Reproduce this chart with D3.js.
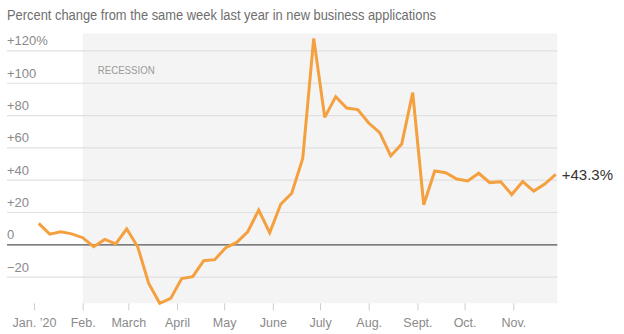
<!DOCTYPE html>
<html>
<head>
<meta charset="utf-8">
<script src="https://cdn.jsdelivr.net/npm/d3@7"></script>
<style>
  html, body { margin: 0; padding: 0; background: #fff; }
  svg { display: block; font-family: "Liberation Sans", Arial, sans-serif; }
</style>
</head>
<body>
<svg id="chart" width="624" height="334"></svg>
<script>
// Weekly change in new business applications vs. the same week a year earlier (weeks ending Saturday)
const weeks = [
  "2020-01-04","2020-01-11","2020-01-18","2020-01-25",
  "2020-02-01","2020-02-08","2020-02-15","2020-02-22","2020-02-29",
  "2020-03-07","2020-03-14","2020-03-21","2020-03-28",
  "2020-04-04","2020-04-11","2020-04-18","2020-04-25",
  "2020-05-02","2020-05-09","2020-05-16","2020-05-23","2020-05-30",
  "2020-06-06","2020-06-13","2020-06-20","2020-06-27",
  "2020-07-04","2020-07-11","2020-07-18","2020-07-25",
  "2020-08-01","2020-08-08","2020-08-15","2020-08-22","2020-08-29",
  "2020-09-05","2020-09-12","2020-09-19","2020-09-26",
  "2020-10-03","2020-10-10","2020-10-17","2020-10-24","2020-10-31",
  "2020-11-07","2020-11-14","2020-11-21","2020-11-28"
];
const pctChange = [
  13.0, 6.3, 7.7, 6.5,
  4.1, -1.5, 3.0, 0.2, 9.5,
  -1.5, -24.2, -36.5, -33.5,
  -21.2, -20.0, -10.1, -9.5,
  -2.1, 1.2, 7.8, 21.2, 7.2,
  24.8, 31.6, 53.2, 127.5,
  78.6, 91.4, 84.4, 83.4,
  75.1, 69.1, 54.7, 62.1, 93.9,
  24.5, 45.4, 44.3, 40.4,
  39.2, 44.0, 38.2, 38.7, 30.8,
  38.8, 33.0, 37.3, 43.3
];
const yTicks = [-20, 0, 20, 40, 60, 80, 100, 120];
const yTickLabels = ["\u221220", "0", "+20", "+40", "+60", "+80", "+100", "+120%"];
const monthStarts = ["2020-01-01","2020-02-01","2020-03-01","2020-04-01","2020-05-01","2020-06-01",
                     "2020-07-01","2020-08-01","2020-09-01","2020-10-01","2020-11-01"];
const monthLabels = ["Jan. \u201920", "Feb.", "March", "April", "May", "June",
                     "July", "Aug.", "Sept.", "Oct.", "Nov."];
const recessionStart = "2020-02-01";
const titleText = "Percent change from the same week last year in new business applications";
const recessionLabel = "RECESSION";

const parse = d3.utcParse("%Y-%m-%d");
const data = weeks.map((w, i) => ({ date: parse(w), value: pctChange[i] }));

const svg = d3.select("#chart");
const plotLeft = 34, plotRight = 557.3, plotTop = 33.5, plotBottom = 303.3;

const x = d3.scaleUtc()
  .domain([parse("2020-01-01"), parse("2020-11-29")])
  .range([plotLeft, plotRight]);
const y = d3.scaleLinear()
  .domain([-36.5, 130.5])
  .range([plotBottom, plotTop]);

// Title
svg.append("text")
  .attr("x", 7).attr("y", 20)
  .attr("fill", "#6e6e6e")
  .attr("font-size", 15.5)
  .attr("textLength", 429)
  .attr("lengthAdjust", "spacingAndGlyphs")
  .text(titleText);

// Recession shading
const recX = x(parse(recessionStart));
svg.append("rect")
  .attr("x", recX)
  .attr("y", plotTop)
  .attr("width", plotRight - recX)
  .attr("height", plotBottom - plotTop)
  .attr("fill", "#f4f4f4");

svg.append("text")
  .attr("x", recX + 15)
  .attr("y", 74)
  .attr("fill", "#9a9a9a")
  .attr("font-size", 10.5)
  .attr("textLength", 57)
  .attr("lengthAdjust", "spacingAndGlyphs")
  .text(recessionLabel);

// Horizontal gridlines with labels above them
const yAxis = d3.axisRight(y)
  .tickValues(yTicks)
  .tickSize(plotRight - 7)
  .tickFormat((d, i) => yTickLabels[i]);

const gy = svg.append("g")
  .attr("transform", "translate(7,0)")
  .call(yAxis);
gy.select(".domain").remove();
gy.selectAll(".tick line")
  .attr("stroke", d => d === 0 ? "#555" : "#e0e0e0")
  .attr("stroke-width", d => d === 0 ? 1.3 : 1.2);
gy.selectAll(".tick text")
  .attr("x", 0)
  .attr("dy", -5.5)
  .attr("text-anchor", "start")
  .attr("fill", "#8a8a8a")
  .attr("font-size", 13)
  .attr("font-family", "Liberation Sans, Arial, sans-serif");

// Month axis
const xAxis = d3.axisBottom(x)
  .tickValues(monthStarts.map(parse))
  .tickSize(7)
  .tickFormat((d, i) => monthLabels[i]);

const gx = svg.append("g")
  .attr("transform", `translate(0,${plotBottom})`)
  .call(xAxis);
gx.select(".domain").remove();
gx.selectAll(".tick line").attr("stroke", "#cfcfcf");
gx.selectAll(".tick text")
  .attr("y", 23.4)
  .attr("dy", null)
  .attr("fill", "#8a8a8a")
  .attr("font-size", 12.5)
  .attr("font-family", "Liberation Sans, Arial, sans-serif");

// Data line
const line = d3.line()
  .x(d => x(d.date))
  .y(d => y(d.value));

svg.append("path")
  .datum(data)
  .attr("fill", "none")
  .attr("stroke", "#f4a03f")
  .attr("stroke-width", 3)
  .attr("stroke-linejoin", "miter")
  .attr("stroke-miterlimit", 3)
  .attr("d", line);

// Latest value label
const last = data[data.length - 1];
svg.append("text")
  .attr("x", x(last.date) + 6)
  .attr("y", y(last.value) + 5.5)
  .attr("fill", "#333")
  .attr("font-size", 15)
  .text("+" + last.value.toFixed(1) + "%");
</script>
</body>
</html>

■ Task to complete
Leave the pictures out, and print every line of the listing exactly as written.

■ Written response
Reproduce this chart with D3.js.
<!DOCTYPE html>
<html>
<head>
<meta charset="utf-8">
<script src="https://cdn.jsdelivr.net/npm/d3@7"></script>
<style>
  html, body { margin: 0; padding: 0; background: #fff; }
  svg { display: block; font-family: "Liberation Sans", Arial, sans-serif; }
</style>
</head>
<body>
<svg id="chart" width="624" height="334"></svg>
<script>
// Weekly change in new business applications vs. the same week a year earlier (weeks ending Saturday)
const weeks = [
  "2020-01-04","2020-01-11","2020-01-18","2020-01-25",
  "2020-02-01","2020-02-08","2020-02-15","2020-02-22","2020-02-29",
  "2020-03-07","2020-03-14","2020-03-21","2020-03-28",
  "2020-04-04","2020-04-11","2020-04-18","2020-04-25",
  "2020-05-02","2020-05-09","2020-05-16","2020-05-23","2020-05-30",
  "2020-06-06","2020-06-13","2020-06-20","2020-06-27",
  "2020-07-04","2020-07-11","2020-07-18","2020-07-25",
  "2020-08-01","2020-08-08","2020-08-15","2020-08-22","2020-08-29",
  "2020-09-05","2020-09-12","2020-09-19","2020-09-26",
  "2020-10-03","2020-10-10","2020-10-17","2020-10-24","2020-10-31",
  "2020-11-07","2020-11-14","2020-11-21","2020-11-28"
];
const pctChange = [
  13.0, 6.3, 7.7, 6.5,
  4.1, -1.5, 3.0, 0.2, 9.5,
  -1.5, -24.2, -36.5, -33.5,
  -21.2, -20.0, -10.1, -9.5,
  -2.1, 1.2, 7.8, 21.2, 7.2,
  24.8, 31.6, 53.2, 127.5,
  78.6, 91.4, 84.4, 83.4,
  75.1, 69.1, 54.7, 62.1, 93.9,
  24.5, 45.4, 44.3, 40.4,
  39.2, 44.0, 38.2, 38.7, 30.8,
  38.8, 33.0, 37.3, 43.3
];
const yTicks = [-20, 0, 20, 40, 60, 80, 100, 120];
const yTickLabels = ["\u221220", "0", "+20", "+40", "+60", "+80", "+100", "+120%"];
const monthStarts = ["2020-01-01","2020-02-01","2020-03-01","2020-04-01","2020-05-01","2020-06-01",
                     "2020-07-01","2020-08-01","2020-09-01","2020-10-01","2020-11-01"];
const monthLabels = ["Jan. \u201920", "Feb.", "March", "April", "May", "June",
                     "July", "Aug.", "Sept.", "Oct.", "Nov."];
const recessionStart = "2020-02-01";
const titleText = "Percent change from the same week last year in new business applications";
const recessionLabel = "RECESSION";

const parse = d3.utcParse("%Y-%m-%d");
const data = weeks.map((w, i) => ({ date: parse(w), value: pctChange[i] }));

const svg = d3.select("#chart");
const plotLeft = 34, plotRight = 557.3, plotTop = 33.5, plotBottom = 303.3;

const x = d3.scaleUtc()
  .domain([parse("2020-01-01"), parse("2020-11-29")])
  .range([plotLeft, plotRight]);
const y = d3.scaleLinear()
  .domain([-36.5, 130.5])
  .range([plotBottom, plotTop]);

// Title
svg.append("text")
  .attr("x", 7).attr("y", 20)
  .attr("fill", "#6e6e6e")
  .attr("font-size", 15.5)
  .attr("textLength", 429)
  .attr("lengthAdjust", "spacingAndGlyphs")
  .text(titleText);

// Recession shading
const recX = x(parse(recessionStart));
svg.append("rect")
  .attr("x", recX)
  .attr("y", plotTop)
  .attr("width", plotRight - recX)
  .attr("height", plotBottom - plotTop)
  .attr("fill", "#f4f4f4");

svg.append("text")
  .attr("x", recX + 15)
  .attr("y", 74)
  .attr("fill", "#9a9a9a")
  .attr("font-size", 10.5)
  .attr("textLength", 57)
  .attr("lengthAdjust", "spacingAndGlyphs")
  .text(recessionLabel);

// Horizontal gridlines with labels above them
const yAxis = d3.axisRight(y)
  .tickValues(yTicks)
  .tickSize(plotRight - 7)
  .tickFormat((d, i) => yTickLabels[i]);

const gy = svg.append("g")
  .attr("transform", "translate(7,0)")
  .call(yAxis);
gy.select(".domain").remove();
gy.selectAll(".tick line")
  .attr("stroke", d => d === 0 ? "#555" : "#e0e0e0")
  .attr("stroke-width", d => d === 0 ? 1.3 : 1.2);
gy.selectAll(".tick text")
  .attr("x", 0)
  .attr("dy", -5.5)
  .attr("text-anchor", "start")
  .attr("fill", "#8a8a8a")
  .attr("font-size", 13)
  .attr("font-family", "Liberation Sans, Arial, sans-serif");

// Month axis
const xAxis = d3.axisBottom(x)
  .tickValues(monthStarts.map(parse))
  .tickSize(7)
  .tickFormat((d, i) => monthLabels[i]);

const gx = svg.append("g")
  .attr("transform", `translate(0,${plotBottom})`)
  .call(xAxis);
gx.select(".domain").remove();
gx.selectAll(".tick line").attr("stroke", "#cfcfcf");
gx.selectAll(".tick text")
  .attr("y", 23.4)
  .attr("dy", null)
  .attr("fill", "#8a8a8a")
  .attr("font-size", 12.5)
  .attr("font-family", "Liberation Sans, Arial, sans-serif");

// Data line
const line = d3.line()
  .x(d => x(d.date))
  .y(d => y(d.value));

svg.append("path")
  .datum(data)
  .attr("fill", "none")
  .attr("stroke", "#f4a03f")
  .attr("stroke-width", 3)
  .attr("stroke-linejoin", "miter")
  .attr("stroke-miterlimit", 3)
  .attr("d", line);

// Latest value label
const last = data[data.length - 1];
svg.append("text")
  .attr("x", x(last.date) + 6)
  .attr("y", y(last.value) + 5.5)
  .attr("fill", "#333")
  .attr("font-size", 15)
  .text("+" + last.value.toFixed(1) + "%");
</script>
</body>
</html>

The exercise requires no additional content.